While some economies in the region are in relatively good shape, countries such as Armenia, Belarus, Georgia, Kyrgyz Republic, Moldova and Ukraine (facing additional unique circumstances) are burdened by low GDP growth and/or heavy public/external debt. In addition, Tajikistan, Moldova, and Ukraine already have fragile financial sectors. Oil and commodity rich countries may have the benefit of accumulated foreign-exchange reserves, but recent price movements could expose vulnerabilities from weak non-oil/commodity balances.

So, with increasing pressures on the eastern side of the region, how can we better understand the risks to countries’ financial sectors … and avoid an economic “double whammy” – from Eurozone and Russia developments – in the region?

To begin with, we suggest looking at three important transmission channels: trade, remittances, and financial flows.


A trade shock can affect a financial sector’s profitability and asset quality.

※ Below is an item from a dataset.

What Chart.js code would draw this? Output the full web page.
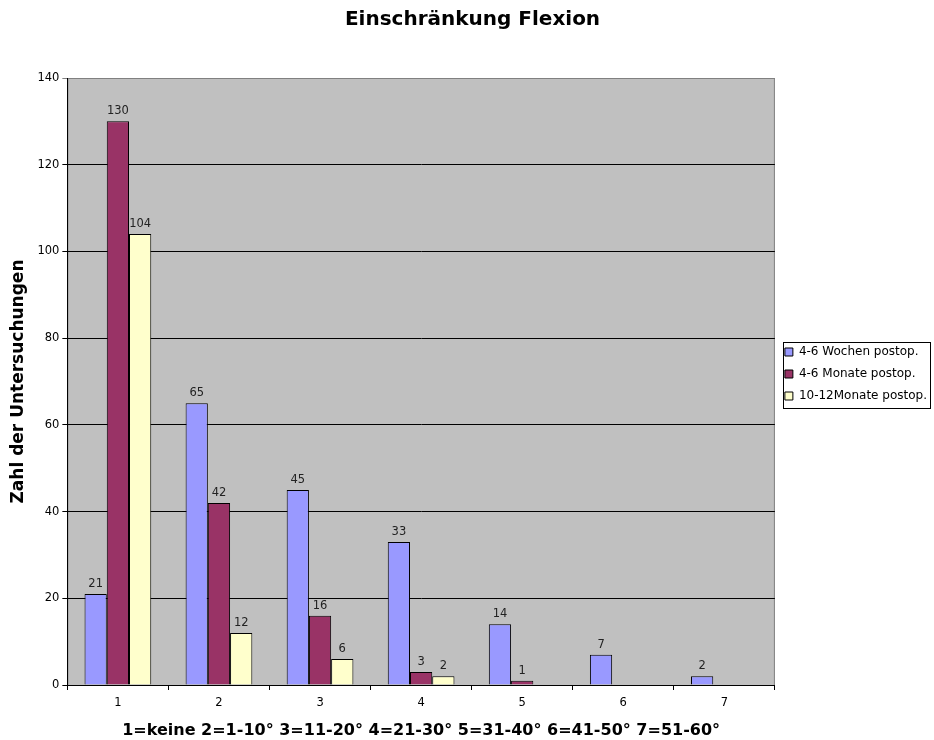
<!DOCTYPE html>
<html>
<head>
<meta charset="utf-8">
<script src="https://cdn.jsdelivr.net/npm/chart.js@4"></script>
<style>
  html, body { margin: 0; padding: 0; background: #fff; }
  #wrap { width: 934px; height: 740px; }
</style>
</head>
<body>
<div id="wrap"><canvas id="chart" width="934" height="740"></canvas></div>
<script>
// Kategorien (Einschränkung Flexion)
const categories = ["1", "2", "3", "4", "5", "6", "7"];

// Werte je Untersuchungszeitpunkt
const wochen46 = [21, 65, 45, 33, 14, 7, 2];
const monate46 = [130, 42, 16, 3, 1, 0, 0];
const monate1012 = [104, 12, 6, 2, 0, 0, 0];

const seriesNames = ["4-6 Wochen postop.", "4-6 Monate postop.", "10-12Monate postop."];
const yTicks = [0, 20, 40, 60, 80, 100, 120, 140];

const FONT = "'DejaVu Sans', Verdana, sans-serif";

// grauer Hintergrund der Zeichenfläche
const plotBg = {
  id: "plotBg",
  beforeDraw(chart) {
    const { ctx, chartArea: a } = chart;
    ctx.save();
    ctx.fillStyle = "#c0c0c0";
    ctx.fillRect(a.left, a.top, a.right - a.left, a.bottom - a.top);
    ctx.strokeStyle = "#808080";
    ctx.lineWidth = 1;
    ctx.strokeRect(a.left + 0.5, a.top + 0.5, a.right - a.left - 1, a.bottom - a.top);
    ctx.restore();
  }
};

// Zahlen über den Balken
const barLabels = {
  id: "barLabels",
  afterDatasetsDraw(chart) {
    const ctx = chart.ctx;
    ctx.save();
    ctx.font = "11.5px " + FONT;
    ctx.fillStyle = "#222";
    ctx.textAlign = "center";
    ctx.textBaseline = "alphabetic";
    chart.data.datasets.forEach((ds, i) => {
      chart.getDatasetMeta(i).data.forEach((bar, j) => {
        const v = ds.data[j];
        if (!v) return;
        ctx.fillText(String(v), bar.x, bar.y - 7);
      });
    });
    ctx.restore();
  }
};

// Rahmen um die Legende
const legendBorder = {
  id: "legendBorder",
  afterDraw(chart) {
    const lg = chart.legend;
    if (!lg || !lg.legendHitBoxes.length) return;
    const boxes = lg.legendHitBoxes;
    const x0 = Math.min(...boxes.map(b => b.left)) - 2;
    const y0 = boxes[0].top - 4;
    const x1 = Math.max(...boxes.map(b => b.left + b.width)) + 3;
    const last = boxes[boxes.length - 1];
    const y1 = last.top + last.height + 6;
    const ctx = chart.ctx;
    ctx.save();
    ctx.strokeStyle = "#000";
    ctx.lineWidth = 1;
    ctx.strokeRect(Math.round(x0) + 0.5, Math.round(y0) + 0.5, Math.round(x1 - x0), Math.round(y1 - y0));
    ctx.restore();
  }
};

const ctx = document.getElementById("chart").getContext("2d");
new Chart(ctx, {
  type: "bar",
  data: {
    labels: categories,
    datasets: [
      { label: seriesNames[0], data: wochen46, backgroundColor: "#9999ff" },
      { label: seriesNames[1], data: monate46, backgroundColor: "#993366" },
      { label: seriesNames[2], data: monate1012, backgroundColor: "#ffffcc" }
    ].map(d => Object.assign(d, {
      borderColor: "#000",
      borderWidth: 1,
      borderSkipped: "bottom",
      categoryPercentage: 0.66,
      barPercentage: 1
    }))
  },
  options: {
    responsive: false,
    animation: false,
    devicePixelRatio: 1,
    layout: { padding: { top: 8, right: -3, bottom: 0, left: 8 } },
    plugins: {
      title: {
        display: true,
        text: "Einschränkung Flexion",
        color: "#000",
        font: { family: FONT, size: 20, weight: "bold" },
        padding: { top: 0, bottom: 46 }
      },
      legend: {
        position: "right",
        labels: {
          color: "#000",
          font: { family: FONT, size: 12 },
          boxWidth: 8,
          boxHeight: 8,
          padding: 10
        }
      },
      tooltip: { enabled: false }
    },
    scales: {
      x: {
        grid: {
          offset: true,
          drawOnChartArea: false,
          drawTicks: true,
          tickLength: 5,
          color: "#000"
        },
        border: { color: "#000" },
        ticks: { color: "#000", font: { family: FONT, size: 11.5 }, padding: 6 },
        title: {
          display: true,
          text: "1=keine 2=1-10° 3=11-20° 4=21-30° 5=31-40° 6=41-50° 7=51-60°",
          color: "#000",
          font: { family: FONT, size: 16, weight: "bold" },
          padding: { top: 5, bottom: 0 }
        }
      },
      y: {
        min: 0,
        max: 140,
        afterBuildTicks(scale) { scale.ticks = yTicks.map(v => ({ value: v })); },
        grid: {
          color: c => (c.tick && c.tick.value === 140 ? "#808080" : "#000"),
          tickLength: 5,
          drawTicks: true
        },
        border: { color: "#000" },
        ticks: { color: "#000", font: { family: FONT, size: 11.5 }, padding: 3 },
        title: {
          display: true,
          text: "Zahl der Untersuchungen",
          color: "#000",
          font: { family: FONT, size: 17, weight: "bold" },
          padding: { top: 0, bottom: 6 }
        }
      }
    }
  },
  plugins: [plotBg, barLabels, legendBorder]
});
</script>
</body>
</html>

Countries with a higher share of trade to GDP (i.e., more open economies) and with a high proportion of trade with Russia may be most affected. Belarus, Ukraine, Moldova, Armenia, and to a certain extent, Georgia, fit this profile. In addition, oil and commodity price drops are already adversely impacting other oil/commodity exporters such as Azerbaijan, Kazakhstan, Turkmenistan, and Uzbekistan.

The likely devaluation of local currencies will put pressure on banks’ balance sheets through open foreign-exchange positions (foreign-exchange liabilities exceeding foreign-exchange assets), and a deterioration in the quality of unhedged foreign-exchange loans (lending in foreign currency to borrowers with local currency income sources).

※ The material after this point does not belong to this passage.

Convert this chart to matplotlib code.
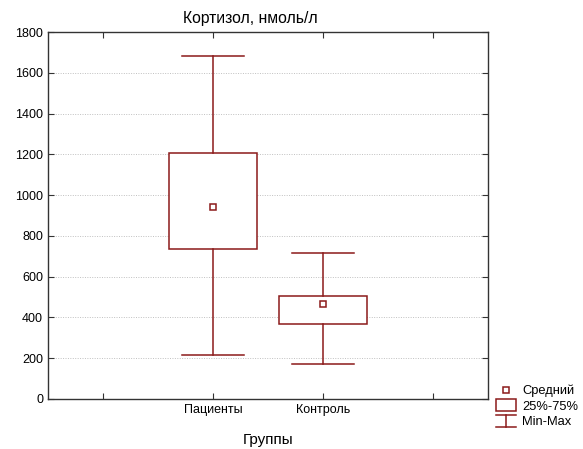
import matplotlib
matplotlib.use('Agg')
import matplotlib.pyplot as plt
from matplotlib.patches import Rectangle
from matplotlib.lines import Line2D
from matplotlib.legend_handler import HandlerBase

# Данные (оценка по графику)
groups = ['Пациенты', 'Контроль']
group_pos = [2, 3]
mean_vals = [943, 465]
q25_vals = [735, 367]
q75_vals = [1207, 503]
min_vals = [218, 170]
max_vals = [1680, 715]

col = '#8B1A1A'
plt.rcParams['font.family'] = ['Liberation Sans', 'DejaVu Sans']

fig = plt.figure(figsize=(5.83, 4.49), dpi=100)
ax = fig.add_axes([0.0823, 0.1114, 0.7547, 0.8173])

box_w = 0.8
cap_w = 0.56
for x, m, q1, q3, lo, hi in zip(group_pos, mean_vals, q25_vals, q75_vals, min_vals, max_vals):
    ax.add_patch(Rectangle((x - box_w / 2, q1), box_w, q3 - q1,
                           facecolor='white', edgecolor=col, lw=1.1, zorder=3))
    ax.plot([x, x], [q3, hi], color=col, lw=1.1, zorder=3)
    ax.plot([x, x], [lo, q1], color=col, lw=1.1, zorder=3)
    ax.plot([x - cap_w / 2, x + cap_w / 2], [hi, hi], color=col, lw=1.1, zorder=3)
    ax.plot([x - cap_w / 2, x + cap_w / 2], [lo, lo], color=col, lw=1.1, zorder=3)
    ax.plot([x], [m], marker='s', ms=5, mfc='white', mec=col, mew=1.1, ls='none', zorder=4)

ax.set_xlim(0.5, 4.5)
ax.set_ylim(0, 1800)
ax.set_xticks([1, 2, 3, 4])
ax.set_xticklabels(['', groups[0], groups[1], ''])
ax.set_yticks(range(0, 1801, 200))
ax.yaxis.grid(True, color='#c0c0c0', ls=(0, (1, 1.5)), lw=0.7)
ax.set_axisbelow(True)
ax.tick_params(direction='in', top=True, right=True, labelsize=9, length=4, color='#333333')
for s in ax.spines.values():
    s.set_color('#333333')
    s.set_linewidth(1.0)

fig.text(250 / 583, 1 - 23 / 449, 'Кортизол, нмоль/л', fontsize=11.3,
         ha='center', va='baseline')
ax.set_xlabel('Группы', fontsize=11, labelpad=12)


class WhiskerHandler(HandlerBase):
    def create_artists(self, legend, orig_handle, xd, yd, w, h, fontsize, trans):
        cx = xd + w / 2
        l1 = Line2D([xd, xd + w], [yd + h + 1, yd + h + 1], color=col, lw=1.1, transform=trans)
        l2 = Line2D([xd, xd + w], [yd - 1.5, yd - 1.5], color=col, lw=1.1, transform=trans)
        l3 = Line2D([cx, cx], [yd - 1.5, yd + h + 1], color=col, lw=1.1, transform=trans)
        return [l1, l2, l3]


class BoxHandler(HandlerBase):
    def create_artists(self, legend, orig_handle, xd, yd, w, h, fontsize, trans):
        r = Rectangle((xd, yd - 1), w, h + 2, facecolor='white', edgecolor=col,
                      lw=1.1, transform=trans)
        return [r]


mean_h = Line2D([], [], marker='s', ms=5, mfc='white', mec=col, mew=1.1, ls='none')
box_h = Rectangle((0, 0), 1, 1)
wh_h = Line2D([], [])
fig.legend([mean_h, box_h, wh_h], ['Средний', '25%-75%', 'Min-Max'],
           handler_map={Rectangle: BoxHandler(), wh_h: WhiskerHandler()},
           loc='lower left', bbox_to_anchor=(496 / 583, 1 - 428 / 449), frameon=False,
           fontsize=9.3, handlelength=1.55, handletextpad=0.5, labelspacing=0.25,
           borderaxespad=0, borderpad=0)

fig.savefig('out.png', dpi=100)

Remittance flows can affect a financial sector’s liquidity and profitability. Workers’ remittances from Russia are an important part of national income and financial sector flows, affecting deposits and fees, in Tajikistan, Kyrgyz Republic, Moldova, Armenia, and Georgia.

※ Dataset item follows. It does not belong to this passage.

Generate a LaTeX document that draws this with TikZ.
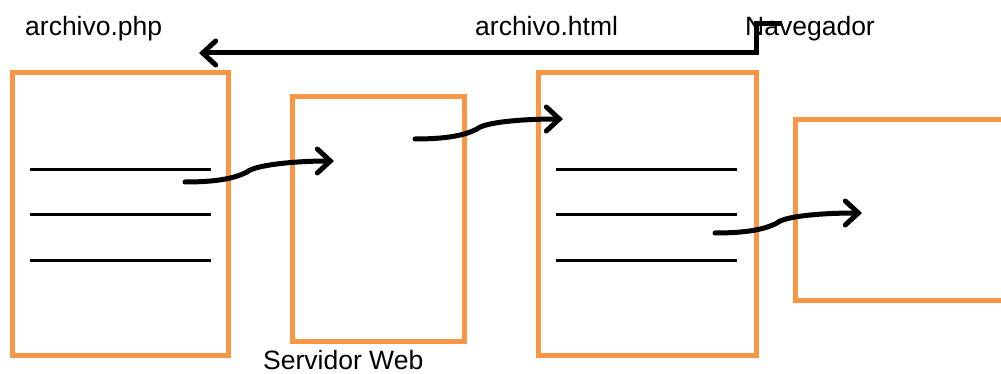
\documentclass[tikz,border=0pt]{standalone}
\usepackage{fontspec}
\setmainfont{Liberation Sans}
\usetikzlibrary{positioning,arrows.meta,calc}
\definecolor{BoxOrange}{RGB}{247,150,70}

\begin{document}
\begin{tikzpicture}[
    x=1pt, y=-1pt,
    every node/.style={font=\fontsize{26.5}{30}\selectfont, inner sep=0pt},
    box/.style={draw=BoxOrange, line width=5pt, minimum width=#1},
    rule/.style={draw, line width=3pt},
    flow/.style={draw, line width=5pt, line cap=round, line join=round,
        -{Straight Barb[length=13pt, width=24pt, line cap=round]}},
]
\useasboundingbox[fill=white] (0,0) rectangle (1001,374);
% the four pages
\node[box=216pt, minimum height=282pt] (php) at (120,214) {};
\node[box=172pt, minimum height=244pt] (servidor) at (378,219) {};
\node[box=218pt, minimum height=282pt] (html) at (647,214) {};
\node[box=220pt, minimum height=181pt] (navegador) at (905,210) {};
\foreach \y in {170,215,260} {
    \draw[rule] (30,\y) -- (211,\y);
    \draw[rule] (556,\y) -- (737,\y);
}
% labels
\node[anchor=base west] (lblphp) at (25,36) {archivo.php};
\node[anchor=base west] (lblhtml) at (475,36) {archivo.html};
\node[anchor=base west] (lblnav) at (745,36) {Navegador};
\node[anchor=base west] (lblweb) at (263,369) {Servidor Web};
% flow of the file
\coordinate (php out) at (185,182);
\coordinate (srv in) at (334,161);
\coordinate (srv out) at (415,139);
\coordinate (html in) at (563,119);
\coordinate (html out) at (715,233);
\coordinate (nav in) at (862,213);
\coordinate (ret start) at (782,24);
\coordinate (ret end) at (199,53);
\draw[flow] (php out) .. controls +(40,0) and +(-8,4) .. ++(62,-10)
    .. controls +(8,-7) and +(-40,0) .. (srv in);
\draw[flow] (srv out) .. controls +(40,0) and +(-8,4) .. ++(62,-10)
    .. controls +(8,-7) and +(-40,0) .. (html in);
\draw[flow] (html out) .. controls +(40,0) and +(-8,4) .. ++(62,-10)
    .. controls +(8,-7) and +(-40,0) .. (nav in);
\draw[flow, line cap=butt, line join=miter] (ret start) -- (756,24) |- (ret end);
\end{tikzpicture}
\end{document}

Remittance flows may decline with a lag, holding steady for a while – but only to weaken in response to negative growth and decreased employment. The immediate impact of the ruble depreciation may be amplified if the Central Bank of Russia was to introduce foreign-exchange controls – as workers in Russia will have no choice but to send remittances home in rubles.

Financial Flows

Financial flows can also have an immediate and direct impact. Many of Russia’s neighbors can also be linked to its economy through both foreign direct investment and banking. Although foreign direct investment from Russia accounts for less than 1 percent of GDP in most countries, several major Russian banks have significant market shares in Armenia, Belarus, and Ukraine. And, most local subsidiaries of Russian banks rely on parent funding.

Some large European Union banking groups, with a strong presence in Russia and the Europe and Central Asia region, are being seriously affected by the weakness of the ruble and by prospects of Russia entering a severe recession. A potential worsening of the crisis could induce further deleveraging of debt in certain countries and, in some cases, exacerbate existing vulnerabilities in their financial sectors.

But, we shouldn’t look only at these three traditional transmission channels – that is, admittedly, too narrow an approach. After all, contagion and panic can be just as powerful these days when it comes to influencing policy decisions.

Stressed markets may initially differentiate among the affected countries in terms of vulnerability to a Russian downturn, but general risk aversion among international investors could spill-over to a more serious regional contagion. In this case, country-specific deposit runs, as well as runs on the respective local currencies, cannot be ruled out. We saw this occur with the Belarusian and Armenian currencies after the end-of-year sharp devaluation of the ruble.

All in all, we can’t let our guard down. These turbulent times remind us that we should advise our client countries to use the “good times” to prepare for the “lean times” – and not take action only when problems arise. You just never know what’s around the corner!